Aside from choosing a new president, set to be inaugurated Jan 1, 2011, Brazilians are to elect all 513 members of the lower house of Congress and 54 of their 81 senators, as well as the governors of all 26 states and the federal district of Brasilia.

Exit poll results are expected around after 2100 or 2200 GMT, with the first preliminary official results expected at around the same time.

Rousseff, who is Lula\'s former chief of staff, is favoured to win, with several opinion polls noting that she is likely to carry the election in just one round of voting. She had never stood for public office, before being chosen as presidential candidate for the ruling PT.

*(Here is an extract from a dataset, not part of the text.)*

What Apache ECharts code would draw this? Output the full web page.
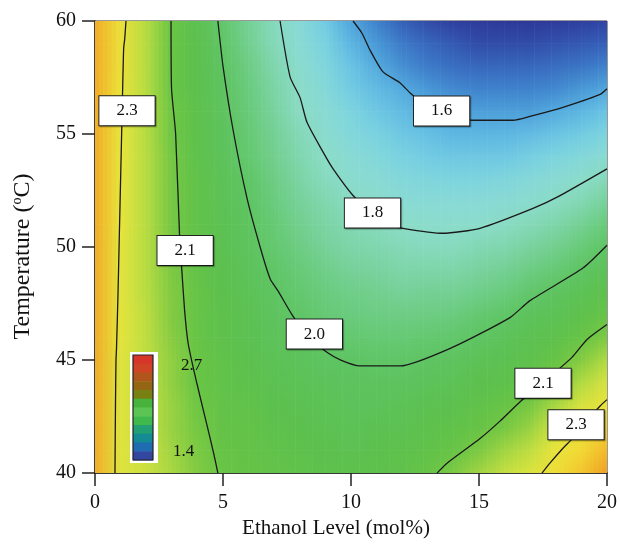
<!DOCTYPE html>
<html>
<head>
<meta charset="utf-8">
<script src="https://cdn.jsdelivr.net/npm/echarts@6/dist/echarts.min.js"></script>
<style>
  html, body { margin: 0; padding: 0; background: #fff; }
  #main { width: 620px; height: 544px; }
</style>
</head>
<body>
<div id="main"></div>
<script>
// ethanol level (mol%) columns and temperature rows of the response grid
var ethanol = [0, 1, 2, 3, 4, 5, 6, 7, 8, 9, 10, 11, 12, 13, 14, 15, 16, 17, 18, 19, 20];
var temps = [60, 59, 58, 57, 56, 55, 54, 53, 52, 51, 50, 49, 48, 47, 46, 45, 44, 43, 42, 41, 40];
// response values, one row per temperature (top row = 60)
var response = [
  [2.42, 2.32, 2.21, 2.10, 2.04, 1.98, 1.90, 1.82, 1.75, 1.68, 1.60, 1.55, 1.50, 1.47, 1.45, 1.44, 1.43, 1.43, 1.44, 1.45, 1.46],
  [2.42, 2.32, 2.21, 2.10, 2.05, 1.99, 1.91, 1.83, 1.76, 1.70, 1.63, 1.58, 1.54, 1.51, 1.49, 1.47, 1.47, 1.47, 1.48, 1.49, 1.50],
  [2.42, 2.32, 2.21, 2.10, 2.05, 2.00, 1.93, 1.85, 1.78, 1.72, 1.66, 1.61, 1.57, 1.54, 1.52, 1.51, 1.51, 1.51, 1.52, 1.53, 1.55],
  [2.42, 2.31, 2.21, 2.10, 2.05, 2.01, 1.94, 1.87, 1.80, 1.74, 1.68, 1.64, 1.61, 1.58, 1.56, 1.55, 1.55, 1.55, 1.56, 1.58, 1.60],
  [2.42, 2.31, 2.21, 2.11, 2.06, 2.01, 1.95, 1.88, 1.81, 1.76, 1.71, 1.67, 1.64, 1.61, 1.60, 1.59, 1.59, 1.59, 1.61, 1.63, 1.66],
  [2.42, 2.30, 2.21, 2.11, 2.06, 2.02, 1.96, 1.90, 1.83, 1.78, 1.73, 1.70, 1.67, 1.65, 1.63, 1.63, 1.63, 1.64, 1.66, 1.68, 1.71],
  [2.42, 2.30, 2.21, 2.12, 2.06, 2.02, 1.97, 1.91, 1.85, 1.80, 1.76, 1.73, 1.70, 1.68, 1.67, 1.67, 1.67, 1.69, 1.71, 1.73, 1.77],
  [2.42, 2.30, 2.21, 2.12, 2.07, 2.03, 1.99, 1.93, 1.87, 1.82, 1.78, 1.76, 1.73, 1.72, 1.71, 1.71, 1.72, 1.74, 1.76, 1.79, 1.83],
  [2.42, 2.30, 2.21, 2.12, 2.07, 2.03, 2.00, 1.94, 1.89, 1.85, 1.81, 1.79, 1.76, 1.75, 1.75, 1.75, 1.76, 1.78, 1.81, 1.84, 1.89],
  [2.42, 2.30, 2.21, 2.12, 2.07, 2.04, 2.01, 1.96, 1.91, 1.87, 1.84, 1.82, 1.80, 1.79, 1.79, 1.79, 1.81, 1.83, 1.86, 1.90, 1.95],
  [2.42, 2.29, 2.21, 2.13, 2.08, 2.04, 2.01, 1.97, 1.93, 1.89, 1.86, 1.85, 1.83, 1.82, 1.82, 1.84, 1.85, 1.88, 1.91, 1.95, 2.00],
  [2.42, 2.29, 2.21, 2.13, 2.08, 2.05, 2.02, 1.99, 1.95, 1.92, 1.89, 1.88, 1.86, 1.86, 1.86, 1.88, 1.90, 1.93, 1.96, 2.00, 2.03],
  [2.42, 2.29, 2.21, 2.14, 2.09, 2.05, 2.03, 2.00, 1.97, 1.94, 1.92, 1.91, 1.89, 1.90, 1.90, 1.92, 1.94, 1.98, 2.01, 2.03, 2.06],
  [2.42, 2.29, 2.22, 2.14, 2.09, 2.06, 2.04, 2.01, 1.99, 1.96, 1.94, 1.93, 1.93, 1.93, 1.94, 1.97, 1.99, 2.02, 2.03, 2.06, 2.09],
  [2.42, 2.29, 2.22, 2.15, 2.09, 2.06, 2.04, 2.02, 2.01, 1.99, 1.97, 1.96, 1.96, 1.97, 1.98, 2.00, 2.02, 2.04, 2.06, 2.09, 2.13],
  [2.42, 2.28, 2.22, 2.16, 2.10, 2.07, 2.05, 2.03, 2.02, 2.00, 2.00, 1.99, 1.99, 2.00, 2.01, 2.03, 2.04, 2.06, 2.09, 2.14, 2.20],
  [2.42, 2.28, 2.23, 2.16, 2.10, 2.07, 2.06, 2.04, 2.03, 2.02, 2.01, 2.01, 2.01, 2.02, 2.03, 2.05, 2.06, 2.09, 2.13, 2.20, 2.26],
  [2.42, 2.28, 2.23, 2.17, 2.11, 2.08, 2.07, 2.05, 2.04, 2.03, 2.02, 2.02, 2.03, 2.04, 2.05, 2.07, 2.09, 2.12, 2.19, 2.26, 2.31],
  [2.42, 2.28, 2.23, 2.17, 2.12, 2.08, 2.08, 2.06, 2.05, 2.04, 2.03, 2.04, 2.04, 2.06, 2.07, 2.09, 2.12, 2.17, 2.25, 2.31, 2.36],
  [2.42, 2.28, 2.24, 2.18, 2.13, 2.09, 2.08, 2.07, 2.06, 2.05, 2.04, 2.05, 2.06, 2.07, 2.09, 2.13, 2.18, 2.22, 2.30, 2.35, 2.40],
  [2.42, 2.28, 2.24, 2.19, 2.14, 2.10, 2.09, 2.08, 2.07, 2.06, 2.06, 2.06, 2.07, 2.09, 2.13, 2.18, 2.23, 2.27, 2.33, 2.38, 2.44]
];

// contour lines, [ethanol, temperature] along each line
var contour23Left = [[1.21, 60], [1.16, 59.2], [1.12, 58.8], [1.08, 57], [1.04, 55], [0.99, 52.5], [0.94, 50], [0.9, 48], [0.84, 45.5], [0.82, 45], [0.8, 43], [0.78, 40]];
var contour21Left = [[2.97, 60], [2.99, 57], [3.15, 55], [3.32, 50], [3.39, 49], [3.5, 47.2], [3.63, 45.8], [3.83, 44.7], [4.1, 43.4], [4.4, 42.0], [4.65, 40.8], [4.8, 40]];
var contour20 = [[4.8, 60], [5.0, 58], [5.39, 55.2], [5.94, 52.15], [6.45, 50], [6.84, 48.6], [7.15, 48.06], [7.7, 47], [8.35, 46], [9.06, 45.35], [9.6, 45.0], [10.35, 44.74], [11.91, 44.74], [13.98, 45.57], [16.21, 46.88], [16.99, 47.63], [19.06, 49.07], [20, 50.08]];
var contour18 = [[7.23, 60], [7.62, 57.53], [8.01, 56.61], [8.28, 55.52], [8.91, 54.2], [9.3, 53.46], [10.08, 52.28], [10.8, 51.5], [11.5, 51.0], [12.03, 50.83], [13.59, 50.61], [15.04, 50.83], [17.11, 51.71], [18.09, 52.23], [20, 53.46]];
var contour16 = [[10.08, 60], [10.43, 59.46], [10.74, 58.72], [11.25, 57.75], [11.91, 57.27], [12.3, 56.83], [13.0, 56.2], [14.0, 55.75], [14.77, 55.61], [16.33, 55.61], [16.99, 55.78], [18.28, 56.18], [19.73, 56.75], [20, 57.0]];
var contour21Right = [[13.36, 40], [13.75, 40.44], [15.04, 41.53], [15.82, 42.3], [16.65, 43.2], [17.5, 44.0], [18.63, 45.12], [19.22, 45.91], [20, 46.57]];
var contour23Right = [[17.46, 40], [17.77, 40.44], [18.28, 41.1], [18.63, 41.5], [19.2, 42.3], [19.73, 42.97], [20, 43.25]];

// contour labels
var labelText = ['2.3', '2.1', '2.0', '1.8', '1.6', '2.1', '2.3'];
var labelX = [1.25, 3.52, 8.57, 10.84, 13.54, 17.5, 18.79];
var labelY = [56.03, 49.85, 46.15, 51.51, 56.02, 43.98, 42.14];

var serif = '"Liberation Serif", "Times New Roman", serif';
var nCol = ethanol.length, nRow = temps.length;

var gridData = [];
temps.forEach(function (t, j) {
  ethanol.forEach(function (e, i) {
    gridData.push([e, t, response[j][i]]);
  });
});

var contours = [contour23Left, contour21Left, contour20, contour18, contour16, contour21Right, contour23Right];
var lineSeries = contours.map(function (c) {
  return {
    type: 'line',
    data: c,
    showSymbol: false,
    smooth: 0.2,
    z: 3,
    lineStyle: { color: '#1a1a1a', width: 1.3 }
  };
});

var labelData = labelText.map(function (t, i) {
  return { value: [labelX[i], labelY[i]], name: t };
});

// colour bar decoration
var barColors = ['#d8352a', '#cf4424', '#b0561c', '#946614', '#788012', '#48b33c', '#5bc453', '#3fb84c', '#22a074', '#148a94', '#1f6cb0', '#3147a0'];
var graphics = [{ type: 'rect', shape: { x: 130, y: 352, width: 28, height: 111 }, style: { fill: '#fff' }, z: 10 }];
barColors.forEach(function (c, k) {
  graphics.push({ type: 'rect', shape: { x: 133, y: 355 + k * 105 / barColors.length, width: 20, height: 105 / barColors.length + 0.5 }, style: { fill: c }, z: 11 });
});
graphics.push({ type: 'rect', shape: { x: 133, y: 355, width: 20, height: 105 }, style: { fill: 'none', stroke: '#222', lineWidth: 1.2 }, z: 12 });
graphics.push({ type: 'text', x: 181, y: 357, style: { text: '2.7', font: '17px ' + serif, fill: '#111' }, z: 12 });
graphics.push({ type: 'text', x: 173, y: 443, style: { text: '1.4', font: '17px ' + serif, fill: '#111' }, z: 12 });

var myChart = echarts.init(document.getElementById('main'));

var axisCommon = {
  type: 'value',
  axisLine: { show: true, lineStyle: { color: '#222', width: 1.5 } },
  axisTick: { show: true, length: 13, lineStyle: { color: '#222', width: 1.5 } },
  axisLabel: { fontSize: 20, fontFamily: serif, color: '#111' },
  splitLine: { show: false },
  nameLocation: 'middle'
};

// each grid cell is filled with narrow strips that blend the four corner colours
var STRIPS = 6;
function renderCell(params, api) {
  var idx = params.dataIndexInside;
  var col = idx % nCol, row = Math.floor(idx / nCol);
  if (col === nCol - 1 || row === nRow - 1) return;
  var pTL = api.coord([ethanol[col], temps[row]]);
  var pBR = api.coord([ethanol[col + 1], temps[row + 1]]);
  var cTL = api.visual('color', idx);
  var cTR = api.visual('color', idx + 1);
  var cBL = api.visual('color', idx + nCol);
  var cBR = api.visual('color', idx + nCol + 1);
  var w = (pBR[0] - pTL[0]) / STRIPS;
  var children = [];
  for (var s = 0; s < STRIPS; s++) {
    var f = (s + 0.5) / STRIPS;
    var top = echarts.color.lerp(f, [cTL, cTR]);
    var bot = echarts.color.lerp(f, [cBL, cBR]);
    children.push({
      type: 'rect',
      shape: { x: pTL[0] + s * w - 0.3, y: pTL[1] - 0.3, width: w + 0.6, height: pBR[1] - pTL[1] + 0.6 },
      style: {
        fill: new echarts.graphic.LinearGradient(0, 0, 0, 1, [
          { offset: 0, color: top }, { offset: 1, color: bot }
        ])
      }
    });
  }
  return { type: 'group', children: children };
}

option = {
  animation: false,
  grid: { left: 95, right: 13, top: 21, bottom: 67, show: true, borderColor: '#333', borderWidth: 1, backgroundColor: 'transparent' },
  xAxis: Object.assign({}, axisCommon, {
    min: 0, max: 20, interval: 5,
    axisLabel: Object.assign({}, axisCommon.axisLabel, { margin: 20 }),
    name: 'Ethanol Level (mol%)',
    nameGap: 38,
    nameTextStyle: { fontSize: 21, fontFamily: serif, color: '#111', padding: [0, 30, 0, 0] }
  }),
  yAxis: Object.assign({}, axisCommon, {
    min: 40, max: 60, interval: 5,
    axisLabel: Object.assign({}, axisCommon.axisLabel, { margin: 19 }),
    name: 'Temperature ({s|o}C)',
    nameGap: 60,
    nameTextStyle: {
      fontSize: 24, fontFamily: serif, color: '#111', padding: [0, 19, 0, 0],
      rich: { s: { fontSize: 14, fontFamily: serif, color: '#111', verticalAlign: 'top', padding: [0, 0, 11, 0] } }
    }
  }),
  visualMap: {
    type: 'continuous',
    show: false,
    dimension: 2,
    seriesIndex: 0,
    min: 1.40,
    max: 2.50,
    inRange: {
      color: ['#2a2e8e', '#2f3e9e', '#3560b8', '#3f82cc', '#50a6dc', '#66c0e4', '#7ad2e0', '#88dad6',
        '#8cdcc8', '#80d6ae', '#74d094', '#68ca78', '#5ec462', '#5cc04e', '#68c444', '#88cc42',
        '#b0da42', '#d2e240', '#e8e43c', '#f2d834', '#f2b82a', '#ee9a22', '#e88020']
    }
  },
  graphic: graphics,
  series: [{
    type: 'custom',
    data: gridData,
    encode: { x: 0, y: 1 },
    clip: true,
    z: 1,
    renderItem: renderCell
  }].concat(lineSeries).concat([{
    type: 'scatter',
    data: labelData,
    symbolSize: 0,
    z: 10,
    itemStyle: { opacity: 1 },
    label: {
      show: true,
      position: 'inside',
      formatter: function (p) { return p.name; },
      fontFamily: serif,
      fontSize: 17,
      lineHeight: 20,
      color: '#111',
      opacity: 1,
      backgroundColor: '#fff',
      borderColor: '#222',
      borderWidth: 1,
      padding: [5, 17, 4, 17],
      shadowColor: 'rgba(0,0,0,0.35)',
      shadowOffsetX: 1,
      shadowOffsetY: 1,
      shadowBlur: 1
    }
  }])
};

myChart.setOption(option);
</script>
</body>
</html>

Her main rival Serra is the former governor of the state of Sao Paulo, the most powerful in Brazil. He started the campaign as the favourite but then lost ground as Lula actively campaigned for Rousseff.

As he cast his ballot, Serra expressed his hope in reaching a runoff election, \'for Brazil\'s sake\'.

Former Brazilian President Fernando Henrique Cardoso (1995-2002), of Serra\'s social democratic party, accused Rousseff of being a puppet.

\'You have to have real politicians, not puppets,\' he denounced as he cast his vote in Sao Paulo.

Cardoso accused Rousseff of not being a leader herself.

\'She is always standing beside the president,\' he complained.

If none of the candidates gets over half the votes Sunday, the top two are to face off in a runoff Oct 31.

Jose Mendonca Filho, who was governor of the northeastern Brazilian state of Pernambuco from April-December 2006, was arrested Sunday in for alleged illegal campaigning on election day, the TSE said.

Mendonca Filho, a member of right-wing party Democratas standing for a seat in the lower house of the federal Congress, was then taken to electoral justice facilities in the city of Recife, where he was to testify, according to the tribunal.